Tuesday, December 28, 2010

I lost me too

Wow today has been rough, for no other reason except that grief makes no sense and it’s another day living without Elliott by-my-side. Nothing in particular set me off, nothing in particular has happened today to make it any worse than any other day existing on this earth without him here. It’s just “one of those days.” 
I went to the craft store earlier with my sister, she had to pick up some yarn. I walked up and down the isles like a zombie. I stared at all the things I would have bought before, in my old life. I thought of all my projects that are left unfinished. I saw a skein of the same yarn I was using to crochet a pillow with just minutes before Elliott was killed. 
As I meandered around waiting for her to figure out what she needed, anxiety set in. My chest became tight, my knees went weak, I felt the nausea brewing. Why, why does that happen? The anxiety makes me feel so nervous and hopeless, it makes me feel fearful and timid... Like something terrible is about to go down. The funny thing is IT ALREADY HAS, the WORST has already happened. What more do I have to fear? Still even though I reassure myself mentally that I’ve already walked through my worst nightmare, the physically affects still linger. I have no control and I can’t shake it.
I also have been realizing that I’m not passionate about anything anymore. I used to love so many things. I especially loved sewing. I loved cooking and baking, adorable cupcakes were my specialty. I loved decorating and all things crafty and vintage. Anyone who knows me would describe me as creative. I even supported Elliott and I for a few months while he was going through the rigorous hiring process for the fire department by selling my hand painted glassware. 

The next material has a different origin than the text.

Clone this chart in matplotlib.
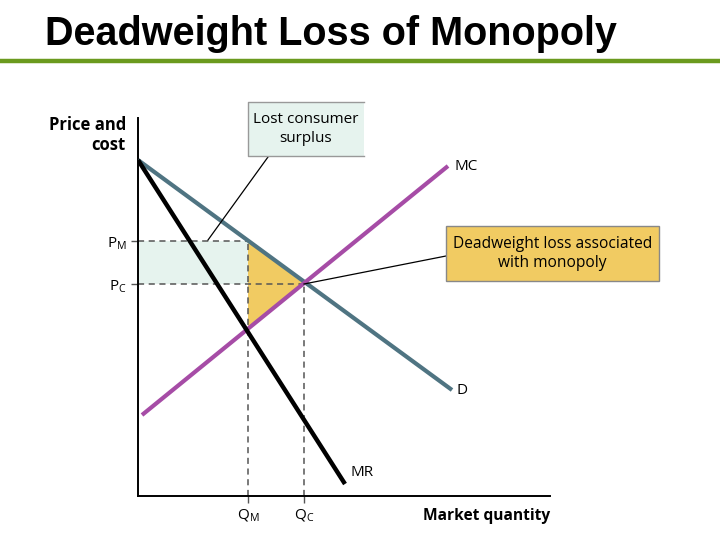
import matplotlib.pyplot as plt
from matplotlib.patches import Rectangle, Polygon
import numpy as np

# Curves (quantity, price) in diagram units
demand_q = [0.0, 31.4]
demand_p = [33.6, 10.6]
mr_q = [0.0, 20.7]
mr_p = [33.6, 1.2]
mc_q = [0.4, 31.0]
mc_p = [8.1, 33.0]

q_m, q_c = 11.0, 16.6
p_m, p_c = 25.5, 21.2
mc_at_qm = 16.6

title = "Deadweight Loss of Monopoly"
box_lost = "Lost consumer\nsurplus"
box_dwl = "Deadweight loss associated\nwith monopoly"

D_COLOR = "#4f7482"
MC_COLOR = "#a64ca6"
DWL_COLOR = "#f1cb62"
LCS_COLOR = "#e6f3ee"
FONT = "Open Sans"

fig = plt.figure(figsize=(7.2, 5.4), dpi=100)
fig.text(45 / 720, 1 - 34 / 540, title, fontsize=28.5, fontweight="bold",
         family="Liberation Sans", va="center", ha="left")
fig.add_artist(plt.Line2D([0, 1], [1 - 61 / 540] * 2, color="#6b9a1e", lw=3.2))

ax = fig.add_axes([138 / 720, 44 / 540, 412 / 720, 378 / 540])
ax.set_xlim(0, 41.2)
ax.set_ylim(0, 37.8)
for s in ["top", "right"]:
    ax.spines[s].set_visible(False)
for s in ["left", "bottom"]:
    ax.spines[s].set_linewidth(1.4)
ax.set_xticks([q_m, q_c])
ax.set_xticklabels(["Q$_\\mathregular{M}$", "Q$_\\mathregular{C}$"], family=FONT, fontsize=11)
ax.set_yticks([p_m, p_c])
ax.set_yticklabels(["P$_\\mathregular{M}$", "P$_\\mathregular{C}$"], family=FONT, fontsize=11)
ax.tick_params(length=5, width=1, color="#555555", pad=3)

# lost consumer surplus rectangle and deadweight loss triangle
ax.add_patch(Rectangle((0, p_c), q_m, p_m - p_c, color=LCS_COLOR, lw=0, zorder=1))
ax.add_patch(Polygon([(q_m, p_m), (q_c, p_c), (q_m, mc_at_qm)], closed=True,
                     color=DWL_COLOR, lw=0, zorder=1))

# dashed guides
dash = dict(color="#555555", lw=1.1, ls=(0, (4, 3)), zorder=2)
ax.plot([0, q_m], [p_m, p_m], **dash)
ax.plot([0, q_c], [p_c, p_c], **dash)
ax.plot([q_m, q_m], [0, p_m], **dash)
ax.plot([q_c, q_c], [0, p_c], **dash)

ax.plot(demand_q, demand_p, color=D_COLOR, lw=3, solid_capstyle="butt", zorder=3)
ax.plot(mc_q, mc_p, color=MC_COLOR, lw=3, solid_capstyle="butt", zorder=3)
ax.plot(mr_q, mr_p, color="black", lw=3.2, solid_capstyle="butt", zorder=4)

ax.text(demand_q[1] + 0.4, demand_p[1], "D", family=FONT, fontsize=11, va="center")
ax.text(mc_q[1] + 0.7, mc_p[1], "MC", family=FONT, fontsize=11, va="center")
ax.text(mr_q[1] + 0.5, mr_p[1] + 1.2, "MR", family=FONT, fontsize=11, va="center")

# callout boxes
ax.plot([7.0, 13.0], [p_m + 0.1, 33.9], color="black", lw=0.9, clip_on=False, zorder=5)
ax.add_patch(Rectangle((11.0, 34.0), 11.6, 5.4, facecolor=LCS_COLOR, lw=0,
                       clip_on=False, zorder=5))
# box edge drawn on three sides only (right side open, as in the source)
ax.plot([22.6, 11.0, 11.0, 22.6], [39.4, 39.4, 34.0, 34.0], color="#999999", lw=1,
        clip_on=False, zorder=5)
ax.text(16.8, 36.7, box_lost, family=FONT, fontsize=11, ha="center", va="center",
        linespacing=1.3, clip_on=False, zorder=6)

ax.plot([q_c, 30.8], [p_c, 24.0], color="black", lw=0.9, zorder=5)
ax.add_patch(Rectangle((30.8, 21.5), 21.3, 5.5, facecolor=DWL_COLOR, edgecolor="#888888",
                       lw=1, clip_on=False, zorder=5))
ax.text(41.45, 24.25, box_dwl, family=FONT, fontsize=11.2, ha="center", va="center",
        linespacing=1.3, clip_on=False, zorder=6)

fig.text(126 / 720, 1 - 135 / 540, "Price and\ncost", family=FONT, fontsize=12,
         fontweight="bold", ha="right", va="center", linespacing=1.15)
fig.text(550 / 720, 1 - 516 / 540, "Market quantity", family=FONT, fontsize=11.2,
         fontweight="bold", ha="right", va="center")

fig.savefig("out.png", dpi=100)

a pincushion I made from my favorite scraps

baby shower gifts for my good friend and neighbor

El and I at one of my first craft fair booths


I loved simple things too. I’m a sucker for a beautiful view. I loved a yummy cup of coffee and a good interior design magazine or a beautiful sewing book with delectable patterns. I loved the sun rays that splashed across the kitchen floor at 4 in the afternoon. I loved seeing the first hint of green in my flower bed after a long Alaskan winter and watching the wild flowers pop up in the ditch in our front yard. I loved staring at the birds outside my kitchen window.The list goes on and on... 

our backyard woodpecker


wild flowers in our ditch

The point is that none of the things I loved do it for me anymore. I’m dull and uninterested. I can’t savor the small stuff, I can’t savor anything. I’m just going through the motions, nothing excites me. The world used to be so beautiful and amazing. Everything looks different now. I can’t see the beauty without him here. I want to I really really do, but it just doesn’t look the same.
My life is so fundamentally different that it was just five short months ago. How do you prepare for this? How are you one person and seconds later you become some one completely unrecognizable not only from the outside (see my previous post), but on the inside too. Not only did I loose the absolute love of my life, my world, my reason for living and breathing— I lost me too.
It’s going to be a long road and tough fight back. Sometimes it feels like too much and I don’t know whats left to fight for. I’m not at the point where I can fight for myself. But, I can try to fight for the girl Elliott loved, I’m willing to do it for him. 

I'm nowhere near perfect, I had my issues, but I was happy, truly happy to be loved be him
I love you babe, more than any words could even begin to describe. You probably wouldn’t recognize the broken girl I’ve become, but I’ll keep working to get back to the girl you loved so that when we’re reunited we can pick up just where we left off.